== Short task ==
Are you able to quote each entry exactly as written?

== Task data ==
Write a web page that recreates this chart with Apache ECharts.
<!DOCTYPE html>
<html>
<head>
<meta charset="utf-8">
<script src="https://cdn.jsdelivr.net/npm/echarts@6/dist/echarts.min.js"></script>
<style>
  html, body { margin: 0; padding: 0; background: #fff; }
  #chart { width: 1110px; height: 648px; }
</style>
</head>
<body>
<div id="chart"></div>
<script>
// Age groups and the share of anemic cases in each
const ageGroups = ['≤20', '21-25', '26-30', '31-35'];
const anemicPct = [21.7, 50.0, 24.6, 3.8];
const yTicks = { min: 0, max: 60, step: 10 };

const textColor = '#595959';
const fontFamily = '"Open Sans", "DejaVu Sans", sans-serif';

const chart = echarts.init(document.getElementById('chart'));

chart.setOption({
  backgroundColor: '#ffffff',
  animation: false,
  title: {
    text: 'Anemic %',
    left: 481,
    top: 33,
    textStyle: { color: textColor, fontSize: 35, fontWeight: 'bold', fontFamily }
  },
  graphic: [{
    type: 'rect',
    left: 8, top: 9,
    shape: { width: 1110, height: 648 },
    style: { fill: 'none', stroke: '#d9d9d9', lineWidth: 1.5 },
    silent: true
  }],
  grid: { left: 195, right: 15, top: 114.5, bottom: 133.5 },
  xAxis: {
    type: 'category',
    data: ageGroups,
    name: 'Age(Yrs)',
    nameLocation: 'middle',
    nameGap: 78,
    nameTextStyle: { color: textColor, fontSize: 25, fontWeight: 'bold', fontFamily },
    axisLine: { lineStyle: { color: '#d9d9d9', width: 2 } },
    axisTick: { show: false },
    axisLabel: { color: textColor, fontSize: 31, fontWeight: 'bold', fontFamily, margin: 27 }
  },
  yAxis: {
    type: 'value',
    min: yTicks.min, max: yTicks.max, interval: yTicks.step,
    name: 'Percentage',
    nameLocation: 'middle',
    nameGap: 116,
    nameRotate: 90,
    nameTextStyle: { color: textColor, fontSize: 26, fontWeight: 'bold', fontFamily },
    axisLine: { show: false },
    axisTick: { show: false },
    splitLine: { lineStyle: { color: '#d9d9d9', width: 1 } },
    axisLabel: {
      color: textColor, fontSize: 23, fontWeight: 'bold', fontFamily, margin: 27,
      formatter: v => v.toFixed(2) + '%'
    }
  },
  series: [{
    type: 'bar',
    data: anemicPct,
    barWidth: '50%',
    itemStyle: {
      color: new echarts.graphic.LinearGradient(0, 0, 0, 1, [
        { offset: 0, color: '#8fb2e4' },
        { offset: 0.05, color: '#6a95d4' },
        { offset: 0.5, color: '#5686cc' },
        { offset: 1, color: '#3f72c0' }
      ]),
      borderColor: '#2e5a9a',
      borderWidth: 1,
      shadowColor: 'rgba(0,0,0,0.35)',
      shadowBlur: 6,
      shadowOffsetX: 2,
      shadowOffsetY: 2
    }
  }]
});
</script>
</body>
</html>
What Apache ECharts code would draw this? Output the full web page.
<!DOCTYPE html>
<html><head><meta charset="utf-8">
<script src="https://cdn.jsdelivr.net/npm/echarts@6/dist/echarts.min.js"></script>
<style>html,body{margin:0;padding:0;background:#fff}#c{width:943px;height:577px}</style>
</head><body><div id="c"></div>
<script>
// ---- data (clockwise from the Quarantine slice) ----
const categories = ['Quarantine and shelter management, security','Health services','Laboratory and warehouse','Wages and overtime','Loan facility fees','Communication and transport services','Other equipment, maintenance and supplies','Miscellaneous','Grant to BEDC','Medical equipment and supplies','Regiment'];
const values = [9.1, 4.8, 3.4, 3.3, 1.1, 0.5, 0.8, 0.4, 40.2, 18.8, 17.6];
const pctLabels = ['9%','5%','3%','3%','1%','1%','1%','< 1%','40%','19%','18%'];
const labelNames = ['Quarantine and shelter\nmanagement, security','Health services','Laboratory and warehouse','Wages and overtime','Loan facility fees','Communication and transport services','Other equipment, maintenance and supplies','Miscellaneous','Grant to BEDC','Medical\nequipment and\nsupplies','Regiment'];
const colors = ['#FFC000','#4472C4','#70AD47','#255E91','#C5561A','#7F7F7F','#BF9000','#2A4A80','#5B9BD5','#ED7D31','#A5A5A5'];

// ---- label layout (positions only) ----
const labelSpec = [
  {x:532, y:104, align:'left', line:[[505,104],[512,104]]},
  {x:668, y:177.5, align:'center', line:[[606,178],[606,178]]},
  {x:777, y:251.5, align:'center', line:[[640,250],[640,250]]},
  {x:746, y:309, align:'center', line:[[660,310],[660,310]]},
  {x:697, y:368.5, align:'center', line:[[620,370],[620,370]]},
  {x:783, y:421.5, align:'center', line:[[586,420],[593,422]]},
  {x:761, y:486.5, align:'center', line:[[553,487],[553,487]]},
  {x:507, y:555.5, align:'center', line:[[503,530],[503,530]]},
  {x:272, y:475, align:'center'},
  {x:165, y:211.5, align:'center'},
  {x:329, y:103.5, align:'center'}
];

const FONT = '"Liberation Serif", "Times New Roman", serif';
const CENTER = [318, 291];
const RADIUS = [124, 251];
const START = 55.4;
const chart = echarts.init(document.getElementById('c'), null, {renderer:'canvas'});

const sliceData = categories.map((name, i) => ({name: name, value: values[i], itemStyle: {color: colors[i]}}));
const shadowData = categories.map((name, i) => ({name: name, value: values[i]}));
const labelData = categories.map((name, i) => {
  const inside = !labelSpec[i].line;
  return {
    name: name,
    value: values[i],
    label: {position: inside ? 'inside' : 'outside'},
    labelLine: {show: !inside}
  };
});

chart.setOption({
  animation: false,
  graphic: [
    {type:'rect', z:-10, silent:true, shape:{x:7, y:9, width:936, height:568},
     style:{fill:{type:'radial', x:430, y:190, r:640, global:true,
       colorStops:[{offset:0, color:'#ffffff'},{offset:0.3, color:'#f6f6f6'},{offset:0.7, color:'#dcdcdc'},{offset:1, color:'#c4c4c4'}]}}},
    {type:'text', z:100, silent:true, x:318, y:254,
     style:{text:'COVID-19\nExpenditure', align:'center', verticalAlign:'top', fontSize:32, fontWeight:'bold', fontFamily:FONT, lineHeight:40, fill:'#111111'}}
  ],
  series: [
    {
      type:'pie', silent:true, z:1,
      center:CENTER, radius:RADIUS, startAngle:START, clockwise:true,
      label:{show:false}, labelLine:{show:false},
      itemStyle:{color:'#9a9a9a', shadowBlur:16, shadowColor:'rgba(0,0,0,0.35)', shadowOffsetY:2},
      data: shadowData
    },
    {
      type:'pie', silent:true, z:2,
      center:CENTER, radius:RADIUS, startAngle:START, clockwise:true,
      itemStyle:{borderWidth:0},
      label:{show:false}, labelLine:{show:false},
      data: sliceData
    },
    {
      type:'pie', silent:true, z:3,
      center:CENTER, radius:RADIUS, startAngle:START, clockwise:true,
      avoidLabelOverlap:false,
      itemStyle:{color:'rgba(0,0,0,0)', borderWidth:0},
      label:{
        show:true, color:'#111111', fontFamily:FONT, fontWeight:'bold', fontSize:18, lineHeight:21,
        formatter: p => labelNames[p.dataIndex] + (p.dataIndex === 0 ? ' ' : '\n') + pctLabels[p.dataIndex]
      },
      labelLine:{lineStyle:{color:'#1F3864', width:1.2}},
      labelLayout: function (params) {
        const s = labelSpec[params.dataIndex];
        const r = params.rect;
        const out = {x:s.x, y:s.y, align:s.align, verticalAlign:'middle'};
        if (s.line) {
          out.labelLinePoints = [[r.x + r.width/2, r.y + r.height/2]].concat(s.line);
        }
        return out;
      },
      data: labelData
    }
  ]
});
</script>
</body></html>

== Reply ==
Write a web page that recreates this chart with Apache ECharts.
<!DOCTYPE html>
<html>
<head>
<meta charset="utf-8">
<script src="https://cdn.jsdelivr.net/npm/echarts@6/dist/echarts.min.js"></script>
<style>
  html, body { margin: 0; padding: 0; background: #fff; }
  #chart { width: 1110px; height: 648px; }
</style>
</head>
<body>
<div id="chart"></div>
<script>
// Age groups and the share of anemic cases in each
const ageGroups = ['≤20', '21-25', '26-30', '31-35'];
const anemicPct = [21.7, 50.0, 24.6, 3.8];
const yTicks = { min: 0, max: 60, step: 10 };

const textColor = '#595959';
const fontFamily = '"Open Sans", "DejaVu Sans", sans-serif';

const chart = echarts.init(document.getElementById('chart'));

chart.setOption({
  backgroundColor: '#ffffff',
  animation: false,
  title: {
    text: 'Anemic %',
    left: 481,
    top: 33,
    textStyle: { color: textColor, fontSize: 35, fontWeight: 'bold', fontFamily }
  },
  graphic: [{
    type: 'rect',
    left: 8, top: 9,
    shape: { width: 1110, height: 648 },
    style: { fill: 'none', stroke: '#d9d9d9', lineWidth: 1.5 },
    silent: true
  }],
  grid: { left: 195, right: 15, top: 114.5, bottom: 133.5 },
  xAxis: {
    type: 'category',
    data: ageGroups,
    name: 'Age(Yrs)',
    nameLocation: 'middle',
    nameGap: 78,
    nameTextStyle: { color: textColor, fontSize: 25, fontWeight: 'bold', fontFamily },
    axisLine: { lineStyle: { color: '#d9d9d9', width: 2 } },
    axisTick: { show: false },
    axisLabel: { color: textColor, fontSize: 31, fontWeight: 'bold', fontFamily, margin: 27 }
  },
  yAxis: {
    type: 'value',
    min: yTicks.min, max: yTicks.max, interval: yTicks.step,
    name: 'Percentage',
    nameLocation: 'middle',
    nameGap: 116,
    nameRotate: 90,
    nameTextStyle: { color: textColor, fontSize: 26, fontWeight: 'bold', fontFamily },
    axisLine: { show: false },
    axisTick: { show: false },
    splitLine: { lineStyle: { color: '#d9d9d9', width: 1 } },
    axisLabel: {
      color: textColor, fontSize: 23, fontWeight: 'bold', fontFamily, margin: 27,
      formatter: v => v.toFixed(2) + '%'
    }
  },
  series: [{
    type: 'bar',
    data: anemicPct,
    barWidth: '50%',
    itemStyle: {
      color: new echarts.graphic.LinearGradient(0, 0, 0, 1, [
        { offset: 0, color: '#8fb2e4' },
        { offset: 0.05, color: '#6a95d4' },
        { offset: 0.5, color: '#5686cc' },
        { offset: 1, color: '#3f72c0' }
      ]),
      borderColor: '#2e5a9a',
      borderWidth: 1,
      shadowColor: 'rgba(0,0,0,0.35)',
      shadowBlur: 6,
      shadowOffsetX: 2,
      shadowOffsetY: 2
    }
  }]
});
</script>
</body>
</html>
What Apache ECharts code would draw this? Output the full web page.
<!DOCTYPE html>
<html><head><meta charset="utf-8">
<script src="https://cdn.jsdelivr.net/npm/echarts@6/dist/echarts.min.js"></script>
<style>html,body{margin:0;padding:0;background:#fff}#c{width:943px;height:577px}</style>
</head><body><div id="c"></div>
<script>
// ---- data (clockwise from the Quarantine slice) ----
const categories = ['Quarantine and shelter management, security','Health services','Laboratory and warehouse','Wages and overtime','Loan facility fees','Communication and transport services','Other equipment, maintenance and supplies','Miscellaneous','Grant to BEDC','Medical equipment and supplies','Regiment'];
const values = [9.1, 4.8, 3.4, 3.3, 1.1, 0.5, 0.8, 0.4, 40.2, 18.8, 17.6];
const pctLabels = ['9%','5%','3%','3%','1%','1%','1%','< 1%','40%','19%','18%'];
const labelNames = ['Quarantine and shelter\nmanagement, security','Health services','Laboratory and warehouse','Wages and overtime','Loan facility fees','Communication and transport services','Other equipment, maintenance and supplies','Miscellaneous','Grant to BEDC','Medical\nequipment and\nsupplies','Regiment'];
const colors = ['#FFC000','#4472C4','#70AD47','#255E91','#C5561A','#7F7F7F','#BF9000','#2A4A80','#5B9BD5','#ED7D31','#A5A5A5'];

// ---- label layout (positions only) ----
const labelSpec = [
  {x:532, y:104, align:'left', line:[[505,104],[512,104]]},
  {x:668, y:177.5, align:'center', line:[[606,178],[606,178]]},
  {x:777, y:251.5, align:'center', line:[[640,250],[640,250]]},
  {x:746, y:309, align:'center', line:[[660,310],[660,310]]},
  {x:697, y:368.5, align:'center', line:[[620,370],[620,370]]},
  {x:783, y:421.5, align:'center', line:[[586,420],[593,422]]},
  {x:761, y:486.5, align:'center', line:[[553,487],[553,487]]},
  {x:507, y:555.5, align:'center', line:[[503,530],[503,530]]},
  {x:272, y:475, align:'center'},
  {x:165, y:211.5, align:'center'},
  {x:329, y:103.5, align:'center'}
];

const FONT = '"Liberation Serif", "Times New Roman", serif';
const CENTER = [318, 291];
const RADIUS = [124, 251];
const START = 55.4;
const chart = echarts.init(document.getElementById('c'), null, {renderer:'canvas'});

const sliceData = categories.map((name, i) => ({name: name, value: values[i], itemStyle: {color: colors[i]}}));
const shadowData = categories.map((name, i) => ({name: name, value: values[i]}));
const labelData = categories.map((name, i) => {
  const inside = !labelSpec[i].line;
  return {
    name: name,
    value: values[i],
    label: {position: inside ? 'inside' : 'outside'},
    labelLine: {show: !inside}
  };
});

chart.setOption({
  animation: false,
  graphic: [
    {type:'rect', z:-10, silent:true, shape:{x:7, y:9, width:936, height:568},
     style:{fill:{type:'radial', x:430, y:190, r:640, global:true,
       colorStops:[{offset:0, color:'#ffffff'},{offset:0.3, color:'#f6f6f6'},{offset:0.7, color:'#dcdcdc'},{offset:1, color:'#c4c4c4'}]}}},
    {type:'text', z:100, silent:true, x:318, y:254,
     style:{text:'COVID-19\nExpenditure', align:'center', verticalAlign:'top', fontSize:32, fontWeight:'bold', fontFamily:FONT, lineHeight:40, fill:'#111111'}}
  ],
  series: [
    {
      type:'pie', silent:true, z:1,
      center:CENTER, radius:RADIUS, startAngle:START, clockwise:true,
      label:{show:false}, labelLine:{show:false},
      itemStyle:{color:'#9a9a9a', shadowBlur:16, shadowColor:'rgba(0,0,0,0.35)', shadowOffsetY:2},
      data: shadowData
    },
    {
      type:'pie', silent:true, z:2,
      center:CENTER, radius:RADIUS, startAngle:START, clockwise:true,
      itemStyle:{borderWidth:0},
      label:{show:false}, labelLine:{show:false},
      data: sliceData
    },
    {
      type:'pie', silent:true, z:3,
      center:CENTER, radius:RADIUS, startAngle:START, clockwise:true,
      avoidLabelOverlap:false,
      itemStyle:{color:'rgba(0,0,0,0)', borderWidth:0},
      label:{
        show:true, color:'#111111', fontFamily:FONT, fontWeight:'bold', fontSize:18, lineHeight:21,
        formatter: p => labelNames[p.dataIndex] + (p.dataIndex === 0 ? ' ' : '\n') + pctLabels[p.dataIndex]
      },
      labelLine:{lineStyle:{color:'#1F3864', width:1.2}},
      labelLayout: function (params) {
        const s = labelSpec[params.dataIndex];
        const r = params.rect;
        const out = {x:s.x, y:s.y, align:s.align, verticalAlign:'middle'};
        if (s.line) {
          out.labelLinePoints = [[r.x + r.width/2, r.y + r.height/2]].concat(s.line);
        }
        return out;
      },
      data: labelData
    }
  ]
});
</script>
</body></html>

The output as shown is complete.